Task statement: Exactly the lines from the first line of the records to the line holding "const X_MAX = 0.28;" should be duplicated, and nothing more; pictures stay out.

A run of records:
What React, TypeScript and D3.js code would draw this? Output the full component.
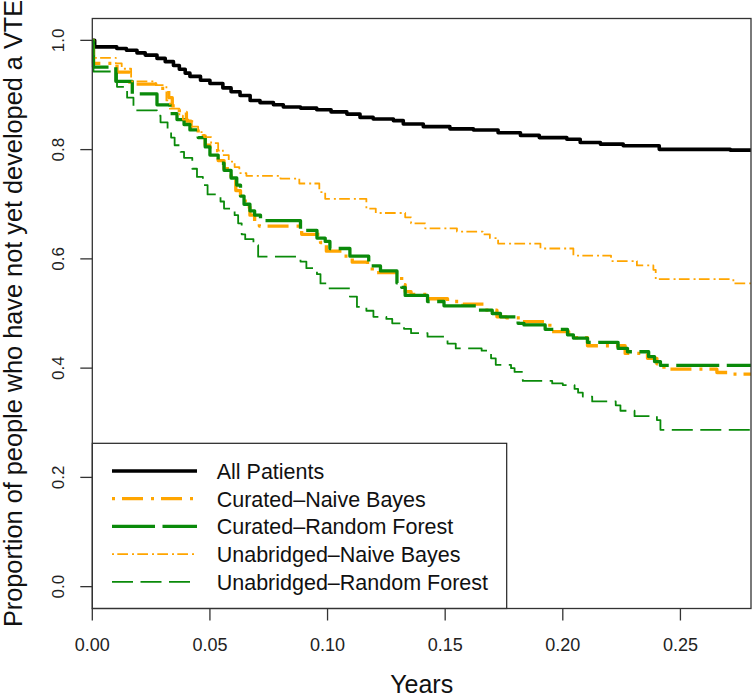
import React from "react";
import * as d3 from "d3";

const X_TICKS = [0, 0.05, 0.1, 0.15, 0.2, 0.25];
const X_TICK_LABELS = ["0.00", "0.05", "0.10", "0.15", "0.20", "0.25"];
const Y_TICKS = [0, 0.2, 0.4, 0.6, 0.8, 1.0];
const Y_TICK_LABELS = ["0.0", "0.2", "0.4", "0.6", "0.8", "1.0"];
const X_MAX = 0.28;

const SERIES_NAMES = [
  "All Patients",
  "Curated\u2013Naive Bayes",
  "Curated\u2013Random Forest",
  "Unabridged\u2013Naive Bayes",
  "Unabridged\u2013Random Forest",
];

// [time (years), survival proportion]
const allPatients: [number, number][] = [
  [0, 1.0], [0.001, 0.988], [0.0104, 0.985], [0.0145, 0.982], [0.019, 0.977], [0.0225, 0.973],
  [0.0275, 0.967], [0.031, 0.961], [0.0345, 0.954], [0.037, 0.947], [0.0395, 0.94], [0.0415, 0.934],
  [0.046, 0.927], [0.05, 0.921], [0.0555, 0.913], [0.059, 0.906], [0.0628, 0.899], [0.0671, 0.89],
  [0.0713, 0.886], [0.077, 0.882], [0.0812, 0.878], [0.0885, 0.876], [0.0954, 0.873], [0.1015, 0.869],
  [0.1082, 0.865], [0.1138, 0.859], [0.1194, 0.856], [0.128, 0.853], [0.1322, 0.847], [0.1407, 0.842],
  [0.152, 0.838], [0.162, 0.836], [0.1725, 0.831], [0.182, 0.826], [0.19, 0.822], [0.2017, 0.819],
  [0.2074, 0.813], [0.216, 0.81], [0.2257, 0.807], [0.241, 0.8005], [0.2712, 0.799], [0.28, 0.799],
];

const curatedNB: [number, number][] = [
  [0, 1.0], [0.0005, 0.958], [0.0105, 0.942], [0.016, 0.92], [0.027, 0.912], [0.0325, 0.895],
  [0.034, 0.88], [0.037, 0.868], [0.04, 0.852], [0.042, 0.84], [0.045, 0.825], [0.048, 0.808],
  [0.05, 0.798], [0.0535, 0.78], [0.056, 0.765], [0.059, 0.745], [0.061, 0.725], [0.063, 0.712],
  [0.065, 0.695], [0.067, 0.68], [0.069, 0.668], [0.071, 0.66], [0.089, 0.645], [0.097, 0.63],
  [0.0995, 0.614], [0.107, 0.605], [0.1105, 0.594], [0.117, 0.585], [0.119, 0.575], [0.1315, 0.553],
  [0.133, 0.54], [0.1355, 0.535], [0.142, 0.527], [0.151, 0.522], [0.1575, 0.517], [0.1665, 0.506],
  [0.172, 0.494], [0.176, 0.492], [0.183, 0.485], [0.1945, 0.467], [0.2025, 0.456], [0.2105, 0.441],
  [0.2265, 0.427], [0.236, 0.418], [0.24, 0.408], [0.243, 0.398], [0.2655, 0.392], [0.27, 0.389],
  [0.28, 0.389],
];

const curatedRF: [number, number][] = [
  [0, 1.0], [0.0005, 0.951], [0.01, 0.925], [0.017, 0.902], [0.0275, 0.882], [0.033, 0.866],
  [0.036, 0.855], [0.039, 0.846], [0.0415, 0.836], [0.045, 0.822], [0.048, 0.805], [0.05, 0.79],
  [0.0535, 0.775], [0.056, 0.762], [0.059, 0.748], [0.0614, 0.735], [0.063, 0.715], [0.0645, 0.7],
  [0.067, 0.688], [0.069, 0.68], [0.0715, 0.67], [0.0885, 0.652], [0.0955, 0.638], [0.099, 0.632],
  [0.101, 0.619], [0.1095, 0.605], [0.1175, 0.587], [0.1225, 0.578], [0.1295, 0.556], [0.1315, 0.548],
  [0.133, 0.533], [0.1425, 0.522], [0.1495, 0.514], [0.1635, 0.506], [0.17, 0.5], [0.1735, 0.494],
  [0.181, 0.482], [0.1835, 0.479], [0.1925, 0.471], [0.202, 0.461], [0.2045, 0.455], [0.2105, 0.447],
  [0.2235, 0.436], [0.2275, 0.43], [0.2365, 0.421], [0.239, 0.412], [0.2415, 0.405], [0.28, 0.405],
];

const unabridgedNB: [number, number][] = [
  [0, 1.0], [0.0005, 0.968], [0.01, 0.958], [0.0125, 0.948], [0.0165, 0.925], [0.027, 0.918],
  [0.0315, 0.89], [0.033, 0.875], [0.037, 0.862], [0.0385, 0.855], [0.0425, 0.842], [0.045, 0.832],
  [0.0475, 0.823], [0.0505, 0.812], [0.0535, 0.8], [0.0555, 0.79], [0.058, 0.778], [0.0605, 0.768],
  [0.0625, 0.757], [0.0655, 0.752], [0.08, 0.747], [0.088, 0.738], [0.0965, 0.722], [0.099, 0.71],
  [0.1165, 0.692], [0.1205, 0.684], [0.133, 0.676], [0.1355, 0.665], [0.1415, 0.656], [0.155, 0.65],
  [0.166, 0.645], [0.169, 0.638], [0.1725, 0.628], [0.1905, 0.619], [0.2045, 0.606], [0.2205, 0.596],
  [0.2315, 0.588], [0.2385, 0.58], [0.2395, 0.563], [0.2725, 0.555], [0.28, 0.555],
];

const unabridgedRF: [number, number][] = [
  [0, 1.0], [0.0005, 0.943], [0.0105, 0.915], [0.0148, 0.895], [0.0175, 0.872], [0.0275, 0.862],
  [0.029, 0.85], [0.032, 0.835], [0.0335, 0.822], [0.035, 0.808], [0.0375, 0.796], [0.039, 0.785],
  [0.0425, 0.765], [0.0445, 0.75], [0.047, 0.735], [0.049, 0.718], [0.0545, 0.705], [0.056, 0.692],
  [0.0605, 0.68], [0.062, 0.665], [0.0635, 0.645], [0.065, 0.636], [0.0685, 0.625], [0.0705, 0.604],
  [0.0885, 0.595], [0.091, 0.583], [0.0955, 0.572], [0.097, 0.555], [0.1005, 0.546], [0.1095, 0.531],
  [0.1125, 0.512], [0.1165, 0.505], [0.1195, 0.494], [0.125, 0.49], [0.1275, 0.482], [0.1325, 0.472],
  [0.1355, 0.464], [0.1425, 0.4575], [0.151, 0.445], [0.1545, 0.436], [0.1655, 0.432], [0.1685, 0.427],
  [0.1695, 0.418], [0.1715, 0.406], [0.178, 0.4], [0.1795, 0.393], [0.183, 0.3765], [0.1955, 0.372],
  [0.2, 0.369], [0.205, 0.362], [0.2065, 0.355], [0.2085, 0.348], [0.2125, 0.339], [0.2225, 0.332],
  [0.2245, 0.322], [0.2305, 0.312], [0.24, 0.305], [0.2415, 0.287], [0.28, 0.287],
];

const SERIES_DATA = [allPatients, curatedNB, curatedRF, unabridgedNB, unabridgedRF];

const STYLES = [
  { color: "#000000", width: 3.6, dash: "" },
  { color: "#FFA500", width: 3.3, dash: "3 7 21 8" },
  { color: "#0A8A0A", width: 3.3, dash: "43 7.5" },
  { color: "#FFA500", width: 1.8, dash: "2 3.3 10.7 4" },
  { color: "#0A8A0A", width: 1.8, dash: "21 7.5" },
];

const W = 753;
const H = 697;
const PL = 92.3;
const PR = 751;
const PT = 18.5;
const PB = 608.5;
const FONT = "'Liberation Sans', Arial, Helvetica, sans-serif";

export default function App() {
  const x = d3.scaleLinear().domain([0, X_MAX]).range([PL, PR]);
  const y = d3.scaleLinear().domain([-0.04, 1.04]).range([PB, PT]);
  const line = d3
    .line<[number, number]>()
    .x((d) => x(d[0]))
    .y((d) => y(d[1]))
    .curve(d3.curveStepAfter);

  const legX0 = PL;
  const legY0 = 443.3;
  const legX1 = 506.7;
  const rowY = (i: number) => 471 + i * 27.7;

  return (
    <svg
      width={W}
      height={H}
      style={{ position: "absolute", left: 0, top: 0, background: "#fff" }}
      fontFamily={FONT}
    >
      <rect x={0} y={0} width={W} height={H} fill="#fff" />
      {SERIES_DATA.map((data, i) => (
        <path
          key={i}
          d={line(data) || ""}
          fill="none"
          stroke={STYLES[i].color}
          strokeWidth={STYLES[i].width}
          strokeDasharray={STYLES[i].dash || undefined}
          strokeLinejoin="round"
        />
      ))}
      {/* legend */}
      <rect x={legX0} y={legY0} width={legX1 - legX0} height={PB - legY0} fill="#fff" stroke="#222" strokeWidth={1.2} />
      {SERIES_NAMES.map((name, i) => (
        <g key={name}>
          <line
            x1={112}
            x2={197}
            y1={rowY(i)}
            y2={rowY(i)}
            stroke={STYLES[i].color}
            strokeWidth={STYLES[i].width}
            strokeDasharray={STYLES[i].dash || undefined}
          />
          <text x={216.7} y={rowY(i) + 8} fontSize={21.5} fill="#111">
            {name}
          </text>
        </g>
      ))}
      {/* box */}
      <rect x={PL} y={PT} width={PR - PL} height={PB - PT} fill="none" stroke="#333" strokeWidth={1.3} />
      {/* x axis */}
      {X_TICKS.map((t, i) => (
        <g key={"x" + i}>
          <line x1={x(t)} x2={x(t)} y1={PB} y2={PB + 12} stroke="#333" strokeWidth={1.3} />
          <text x={x(t)} y={650.5} fontSize={18} textAnchor="middle" fill="#222">
            {X_TICK_LABELS[i]}
          </text>
        </g>
      ))}
      {/* y axis */}
      {Y_TICKS.map((t, i) => (
        <g key={"y" + i}>
          <line x1={PL - 12} x2={PL} y1={y(t)} y2={y(t)} stroke="#333" strokeWidth={1.3} />
          <text
            transform={`translate(64,${y(t)}) rotate(-90)`}
            fontSize={17}
            textAnchor="middle"
            fill="#222"
          >
            {Y_TICK_LABELS[i]}
          </text>
        </g>
      ))}
      <text x={(PL + PR) / 2} y={693} fontSize={25} textAnchor="middle" fill="#111">
        Years
      </text>
      <text
        transform={`translate(22,${(PT + PB) / 2}) rotate(-90)`}
        fontSize={25.3}
        textAnchor="middle"
        fill="#111"
      >
        Proportion of people who have not yet developed a VTE
      </text>
    </svg>
  );
}
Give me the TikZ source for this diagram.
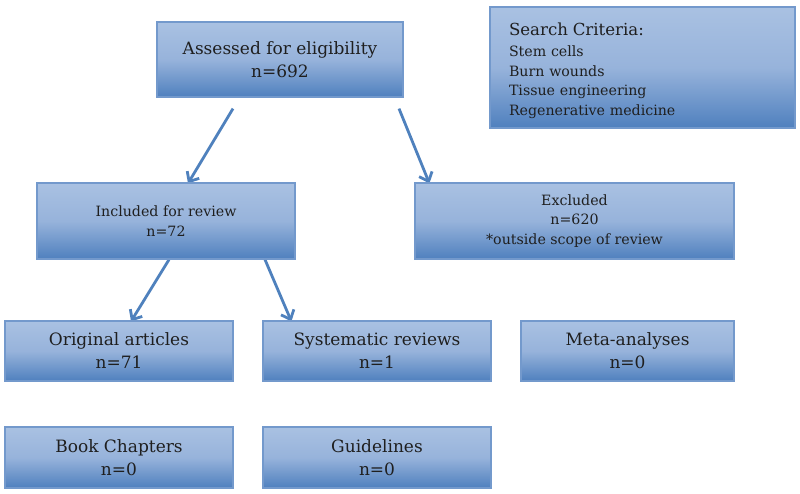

Answer for the task:
What React, TypeScript and D3.js code would draw this? Output the full component.
import React from "react";
import * as d3 from "d3";

const X_TICKS = [0, 0.05, 0.1, 0.15, 0.2, 0.25];
const X_TICK_LABELS = ["0.00", "0.05", "0.10", "0.15", "0.20", "0.25"];
const Y_TICKS = [0, 0.2, 0.4, 0.6, 0.8, 1.0];
const Y_TICK_LABELS = ["0.0", "0.2", "0.4", "0.6", "0.8", "1.0"];
const X_MAX = 0.28;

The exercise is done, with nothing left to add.